The 20th Century
The inter-war period saw the rectorships of Arthur Hinsley (1917-29) and William Godfrey (1929-39), who both later became Cardinal Archbishops of Westminster. They encouraged a highly Anglicised type of Romanitas in which a feeling of imperial superiority was tempered by a deep affection for Italy and all things Italian. Students put on concerts, plays and Gilbert and Sullivan operas, organised debates and societies, and ran a successful in-house journal, The Venerabile. The products of this regime, including Cardinals Griffin and Heenan, were to lead English Catholics into the 1970s.
Hinsley did a great deal of restructuring work, including the buying of a new villa at Palazzola. This former Franciscan friary replaced the cramped summer house at Monte Porzio which students had used since the seventeenth century. In 1926, with the help of the English press, Hinsley saved the College from a scheme of the Roman city planners to destroy some of the buildings to make room for a covered market.

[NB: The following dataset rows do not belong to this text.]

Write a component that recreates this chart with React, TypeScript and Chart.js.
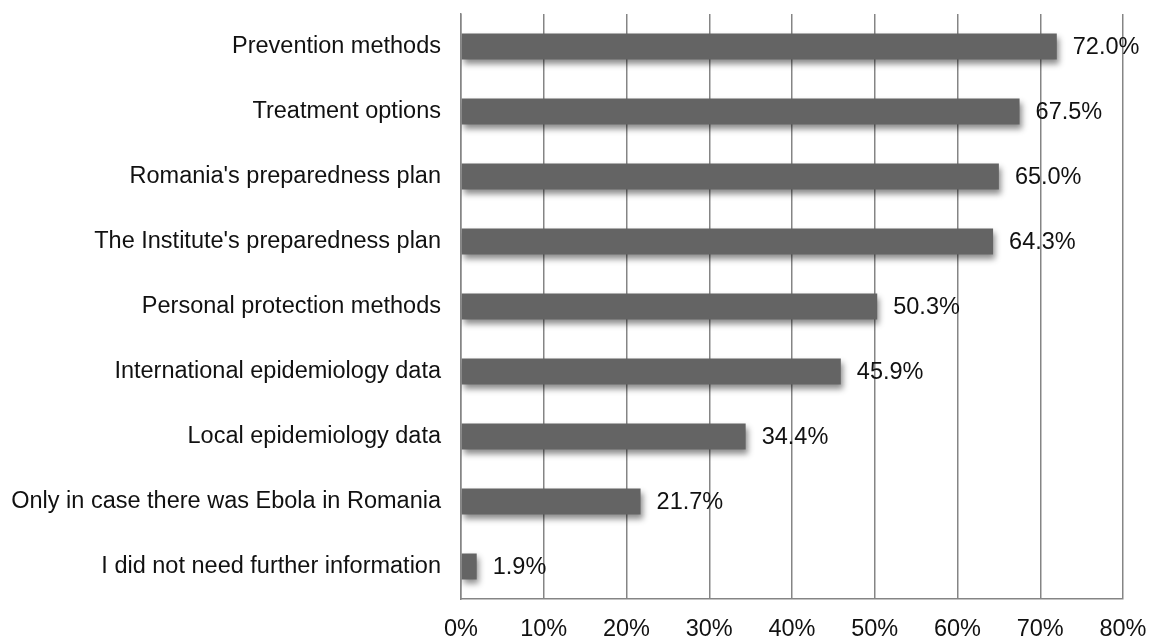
import React, { useEffect, useRef } from "react";
import { Chart, registerables } from "chart.js";

Chart.register(...registerables);

const categories = [
  "Prevention methods",
  "Treatment options",
  "Romania's preparedness plan",
  "The Institute's preparedness plan",
  "Personal protection methods",
  "International epidemiology data",
  "Local epidemiology data",
  "Only in case there was Ebola in Romania",
  "I did not need further information",
];
const values = [72.0, 67.5, 65.0, 64.3, 50.3, 45.9, 34.4, 21.7, 1.9];
const xTicks = [0, 10, 20, 30, 40, 50, 60, 70, 80];

const FONT = "'Liberation Sans', Arial, sans-serif";

const shadowPlugin = {
  id: "barShadow",
  beforeDatasetsDraw(chart: any) {
    const ctx = chart.ctx;
    ctx.save();
    ctx.shadowColor = "rgba(0,0,0,0.45)";
    ctx.shadowBlur = 6;
    ctx.shadowOffsetX = 2;
    ctx.shadowOffsetY = 4;
  },
  afterDatasetsDraw(chart: any) {
    chart.ctx.restore();
  },
};

const labelPlugin = {
  id: "valueLabels",
  afterDraw(chart: any) {
    const ctx = chart.ctx;
    const meta = chart.getDatasetMeta(0);
    ctx.save();
    ctx.font = `23.5px ${FONT}`;
    ctx.fillStyle = "#111";
    ctx.textAlign = "left";
    ctx.textBaseline = "middle";
    meta.data.forEach((bar: any, i: number) => {
      ctx.fillText(values[i].toFixed(1) + "%", bar.x + 16, bar.y + 1);
    });
    ctx.restore();
  },
};

export default function App() {
  const ref = useRef<HTMLCanvasElement | null>(null);
  useEffect(() => {
    if (!ref.current) return;
    const chart = new Chart(ref.current, {
      type: "bar",
      data: {
        labels: categories,
        datasets: [
          {
            data: values,
            backgroundColor: "#646464",
            borderWidth: 0,
            barPercentage: 0.4,
            categoryPercentage: 1,
          },
        ],
      },
      options: {
        indexAxis: "y",
        animation: false,
        responsive: false,
        maintainAspectRatio: false,
        layout: { padding: { top: 14, right: 27, left: 0, bottom: 0 } },
        plugins: {
          legend: { display: false },
          tooltip: { enabled: false },
        },
        scales: {
          x: {
            min: 0,
            max: 80,
            afterBuildTicks(scale: any) {
              scale.ticks = xTicks.map((v) => ({ value: v }));
            },
            afterFit(scale: any) {
              scale.height = 39;
              scale.paddingLeft = 0;
              scale.paddingRight = 0;
              scale.paddingTop = 0;
              scale.paddingBottom = 0;
            },
            grid: {
              display: true,
              color: "#858585",
              lineWidth: 1.5,
              drawTicks: false,
            },
            border: { display: true, color: "#858585", width: 1.5 },
            ticks: {
              padding: 16,
              color: "#111",
              font: { family: FONT, size: 23.5 },
              callback: (v: any) => `${v}%`,
              maxRotation: 0,
              autoSkip: false,
            },
          },
          y: {
            afterFit(scale: any) {
              scale.width = 461;
              scale.paddingLeft = 0;
              scale.paddingRight = 0;
              scale.paddingTop = 0;
              scale.paddingBottom = 0;
            },
            grid: { display: false, drawTicks: false },
            border: { display: true, color: "#858585", width: 1.5 },
            ticks: {
              padding: 20,
              color: "#111",
              font: { family: FONT, size: 23.5 },
              autoSkip: false,
            },
          },
        },
      },
      plugins: [shadowPlugin, labelPlugin],
    });
    return () => chart.destroy();
  }, []);
  return (
    <div style={{ position: "fixed", left: 0, top: 0, width: 1150, height: 638, background: "#fff" }}>
      <canvas ref={ref} width={1150} height={638} style={{ display: "block" }} />
    </div>
  );
}
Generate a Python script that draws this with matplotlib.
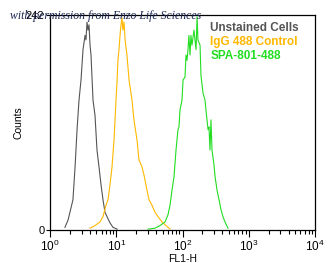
import matplotlib.pyplot as plt
from matplotlib.ticker import LogLocator, LogFormatterMathtext, NullFormatter

plt.rcParams['font.family'] = ['Liberation Sans', 'DejaVu Sans']

# FL1-H intensity and counts
gray_x = [1.68, 1.87, 2.00, 2.22, 2.39, 2.56, 2.74, 2.94, 3.15, 3.38, 3.49, 3.62, 3.75,
          3.88, 4.02, 4.16, 4.46, 4.78, 5.12, 5.49, 5.89, 6.31, 6.76, 7.25, 8.05, 8.93, 10.3]
gray_y = [3, 11, 20, 34, 71, 113, 146, 169, 203, 219, 214, 234, 225,
          231, 208, 197, 146, 129, 90, 71, 51, 34, 20, 15, 8, 3, 1]

igg_x = [4.02, 4.78, 5.68, 6.31, 7.00, 7.51, 8.05, 8.63, 9.25, 9.91, 10.3, 10.6, 11.0,
         11.4, 11.8, 12.2, 12.6, 13.1, 13.6, 14.5, 15.6, 17.3, 18.5, 20.6, 22.0, 24.5,
         26.2, 29.1, 31.2, 34.6, 38.4, 42.7, 49.1, 56.3, 64.8]
igg_y = [2, 5, 9, 15, 28, 34, 51, 71, 101, 146, 169, 191, 203,
         219, 231, 239, 225, 234, 214, 197, 169, 146, 124, 101, 79, 71,
         62, 45, 34, 28, 20, 15, 9, 5, 1]

spa_x = [30.2, 38.4, 45.7, 54.4, 60.4, 64.8, 69.5, 74.5, 79.8, 85.5, 88.5, 91.6, 98.2,
         102, 109, 113, 117, 121, 125, 130, 134, 139, 149, 160, 166, 171, 184, 190,
         204, 219, 226, 243, 251, 260, 269, 279, 299, 310, 332, 356, 381, 408, 438, 486]
spa_y = [1, 2, 5, 9, 17, 28, 45, 60, 90, 113, 116, 135, 146,
         169, 172, 197, 191, 203, 219, 197, 219, 208, 225, 203, 240, 214, 208, 174,
         154, 146, 135, 113, 116, 90, 124, 90, 73, 60, 45, 34, 23, 15, 9, 2]

labels = ['Unstained Cells', 'IgG 488 Control', 'SPA-801-488']
colors = ['#555555', '#FFB800', '#22DD22']

fig = plt.figure(figsize=(3.3, 2.63), dpi=100)
ax = fig.add_axes([50 / 330, 33 / 263, 265 / 330, 215 / 263])

ax.plot(gray_x, gray_y, color=colors[0], lw=0.8)
ax.plot(igg_x, igg_y, color=colors[1], lw=0.8)
ax.plot(spa_x, spa_y, color=colors[2], lw=0.8)

ax.set_xscale('log')
ax.set_xlim(1, 1e4)
ax.set_ylim(0, 242)
ax.xaxis.set_major_locator(LogLocator(base=10))
ax.xaxis.set_major_formatter(LogFormatterMathtext())
ax.xaxis.set_minor_locator(LogLocator(base=10, subs=range(2, 10)))
ax.xaxis.set_minor_formatter(NullFormatter())
ax.set_yticks([0, 242])
ax.set_yticklabels(['0', '242'])
ax.tick_params(axis='x', which='major', direction='out', length=5, width=0.8,
               labelsize=8.5, pad=1)
ax.tick_params(axis='x', which='minor', direction='out', length=3, width=0.8)
ax.tick_params(axis='y', direction='out', length=3, width=0.8, labelsize=8, pad=1)
for s in ax.spines.values():
    s.set_linewidth(0.9)

ax.set_xlabel('FL1-H', fontsize=7.5, labelpad=0)
ax.set_ylabel('Counts', fontsize=7.5, labelpad=2)

for i, (lab, c) in enumerate(zip(labels, colors)):
    ax.text(0.605, 0.94 - i * 0.065, lab, color=c, fontsize=8.5, fontweight='bold',
            transform=ax.transAxes, va='center', ha='left')

fig.text(10 / 330, 1 - 16 / 263, 'with permission from Enzo Life Sciences',
         family='Liberation Serif', style='italic', fontsize=8.5, color='#1a2550',
         va='center', ha='left')

fig.savefig('out.png', dpi=100)
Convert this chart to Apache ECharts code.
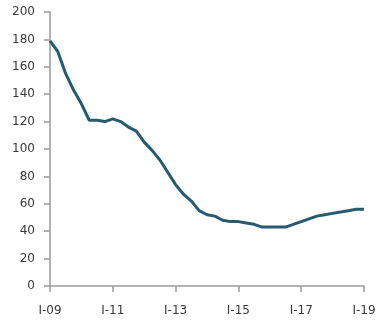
<!DOCTYPE html>
<html>
<head>
<meta charset="utf-8">
<script src="https://cdn.jsdelivr.net/npm/echarts@6/dist/echarts.min.js"></script>
<style>
  html, body { margin: 0; padding: 0; background: #fff; }
  #chart { width: 389px; height: 328px; }
</style>
</head>
<body>
<div id="chart"></div>
<script>
// quarterly data, I-09 .. I-19
const years = ["09","10","11","12","13","14","15","16","17","18","19"];
const quarters = ["I","II","III","IV"];
const categories = [];
years.forEach(function (y, i) {
  quarters.forEach(function (q, j) {
    if (i < years.length - 1 || j === 0) categories.push(q + "-" + y);
  });
});

const values = [
  179, 171, 155, 143, 133, 121, 121, 120, 122, 120,
  116, 113, 105, 99, 92, 83, 74, 67, 62, 55,
  52, 51, 48, 47, 47, 46, 45, 43, 43, 43,
  43, 45, 47, 49, 51, 52, 53, 54, 55, 56, 56
];

const yTicks = [0, 200, 20]; // min, max, step

let chart = echarts.init(document.getElementById("chart"));
const axisGrey = "#9a9a9a";
const labelFont = { fontFamily: "DejaVu Sans", fontSize: 12, color: "#3a3a3a" };

let option = {
  animation: false,
  grid: { left: 50, right: 25, top: 12, bottom: 42 },
  xAxis: {
    type: "category",
    data: categories,
    boundaryGap: false,
    axisLine: { lineStyle: { color: axisGrey, width: 1.5 } },
    axisTick: { show: true, interval: 7, length: 6, lineStyle: { color: axisGrey, width: 1.5 } },
    axisLabel: Object.assign({ interval: 7, margin: 19 }, labelFont),
    splitLine: { show: false }
  },
  yAxis: {
    type: "value",
    min: yTicks[0],
    max: yTicks[1],
    interval: yTicks[2],
    axisLine: { show: true, lineStyle: { color: axisGrey, width: 1.5 } },
    axisTick: { show: true, length: 6, lineStyle: { color: axisGrey, width: 1.5 } },
    axisLabel: Object.assign({ margin: 15 }, labelFont),
    splitLine: { show: false }
  },
  series: [
    {
      type: "line",
      data: values,
      symbol: "none",
      lineStyle: { color: "#255a6f", width: 3 }
    }
  ]
};
chart.setOption(option);
</script>
</body>
</html>
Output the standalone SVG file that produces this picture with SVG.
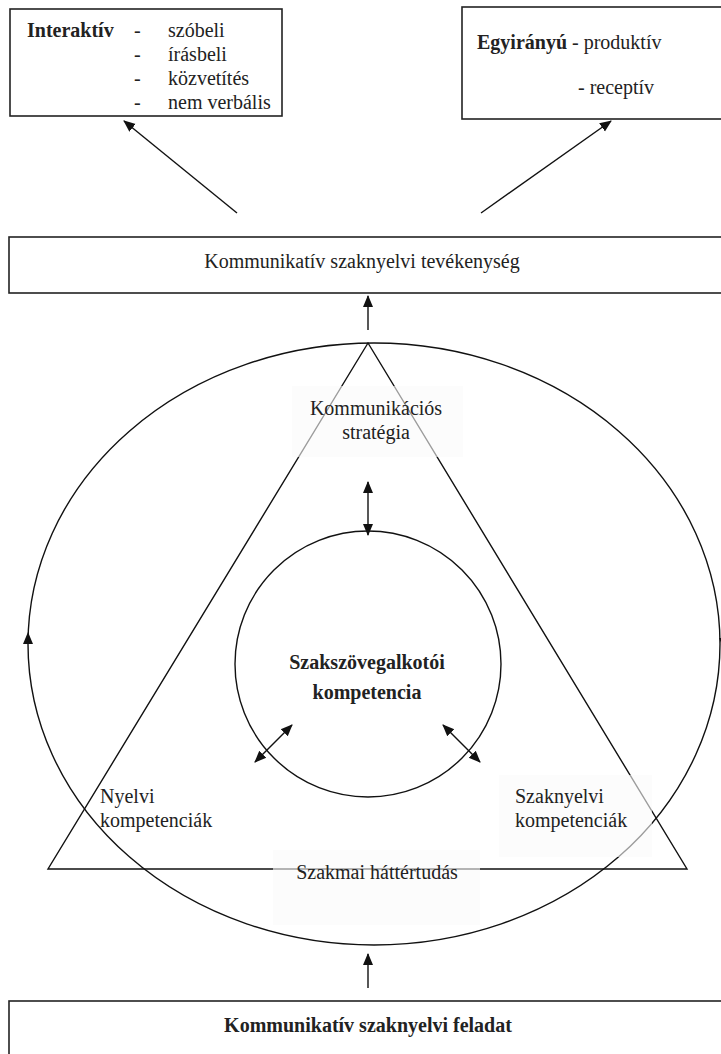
<svg xmlns="http://www.w3.org/2000/svg" width="721" height="1054" viewBox="0 0 721 1054">
<style>
.box{fill:#fff;stroke:#222;stroke-width:1.6}
.ln{fill:none;stroke:#111;stroke-width:1.4}
.t{font-family:"Liberation Serif","Times New Roman",serif;font-size:20px;fill:#222}
.b{font-weight:bold}
.m{text-anchor:middle}
.veil{fill:#fafafa;fill-opacity:0.6}
</style>
<defs>
<marker id="ah" markerUnits="userSpaceOnUse" markerWidth="12" markerHeight="12" viewBox="0 0 12 10" refX="11" refY="5" orient="auto-start-reverse">
<path d="M0,0 L12,5 L0,10 z" fill="#111"/>
</marker>
</defs>
<rect width="721" height="1054" fill="#fff"/>
<g id="shapes">
<ellipse id="outer-ellipse" class="ln" cx="374" cy="644" rx="346" ry="301"/>
<polygon id="triangle" class="ln" points="368,343 48,869 687,869"/>
<circle id="inner-circle" class="ln" cx="368" cy="664" r="133"/>
</g>
<g id="connectors">
<line class="ln" x1="237" y1="213" x2="124" y2="121" marker-end="url(#ah)"/>
<line class="ln" x1="481" y1="213" x2="611" y2="121" marker-end="url(#ah)"/>
<line class="ln" x1="368" y1="330" x2="368" y2="296" marker-end="url(#ah)"/>
<line class="ln" x1="368" y1="482" x2="368" y2="535" marker-start="url(#ah)" marker-end="url(#ah)"/>
<line class="ln" x1="292" y1="725" x2="255" y2="762" marker-start="url(#ah)" marker-end="url(#ah)"/>
<line class="ln" x1="443" y1="725" x2="480" y2="762" marker-start="url(#ah)" marker-end="url(#ah)"/>
<line class="ln" x1="368" y1="988" x2="368" y2="954" marker-end="url(#ah)"/>
<polygon points="28,632 23,644 33,644" fill="#111"/>
<polygon points="724,650 719,638 729,638" fill="#111"/>
</g>
<g id="interaktiv">
<rect class="box" x="10" y="9" width="272" height="107"/>
<text class="t b" x="27" y="37">Interaktív</text>
<text class="t" x="134" y="37">-</text>
<text class="t" x="168" y="37">szóbeli</text>
<text class="t" x="134" y="61">-</text>
<text class="t" x="168" y="61">írásbeli</text>
<text class="t" x="134" y="85">-</text>
<text class="t" x="168" y="85">közvetítés</text>
<text class="t" x="134" y="109">-</text>
<text class="t" x="168" y="109">nem verbális</text>
</g>
<g id="egyiranyu">
<rect class="box" x="462" y="7" width="270" height="112"/>
<text class="t" x="477" y="49"><tspan class="b">Egyirányú</tspan>  - produktív</text>
<text class="t" x="578" y="94">-  receptív</text>
</g>
<g id="tevekenyseg">
<rect class="box" x="9" y="237" width="723" height="56"/>
<text class="t m" x="362" y="268">Kommunikatív szaknyelvi tevékenység</text>
</g>
<g id="strategia">
<rect class="veil" x="292" y="386" width="171" height="71"/>
<text class="t m" x="376" y="415">Kommunikációs</text>
<text class="t m" x="376" y="439">stratégia</text>
</g>
<g id="szakszoveg">
<text class="t b m" x="367" y="669">Szakszövegalkotói</text>
<text class="t b m" x="367" y="699">kompetencia</text>
</g>
<g id="nyelvi">
<text class="t" x="100" y="803">Nyelvi</text>
<text class="t" x="100" y="827">kompetenciák</text>
</g>
<g id="szaknyelvi">
<rect class="veil" x="499" y="775" width="153" height="82"/>
<text class="t" x="515" y="803">Szaknyelvi</text>
<text class="t" x="515" y="827">kompetenciák</text>
</g>
<g id="szakmai">
<rect class="veil" x="273" y="850" width="207" height="75"/>
<text class="t m" x="377" y="879">Szakmai háttértudás</text>
</g>
<g id="feladat">
<rect class="box" x="9" y="1001" width="723" height="60"/>
<text class="t b m" x="368" y="1032">Kommunikatív szaknyelvi feladat</text>
</g>
</svg>
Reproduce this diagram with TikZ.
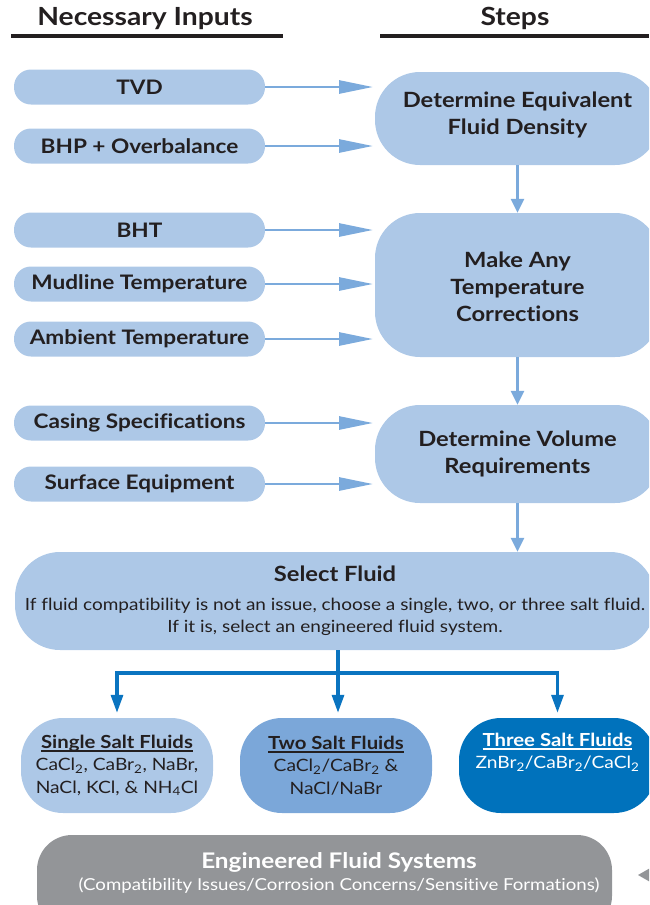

The Second World War resulted in a second period of exile for the College. Dressed in civilian clothes, courtesy of the stage man, the house left Rome on 16 May 1940 and narrowly secured places on the last boat for England from Le Havre, which was about to fall. The College buildings were used as a hospital organised by the Knights of Malta from 1941 to 1944. Students continued classes and seminary life first at Ambleside in the Lake District and then at the Jesuit school of Stonyhurst. Students returned to Rome in the autumn of 1946.
The English and Welsh bishops stayed at the College during the Second Vatican Council (1962-65), as they had done during the First Vatican Council (1869-70). In 1979, on the occasion of its Fourth Centenary, the College was honoured by a visit from John Paul II who celebrated Mass in the church and joined the students for a festive banquet in the refectory.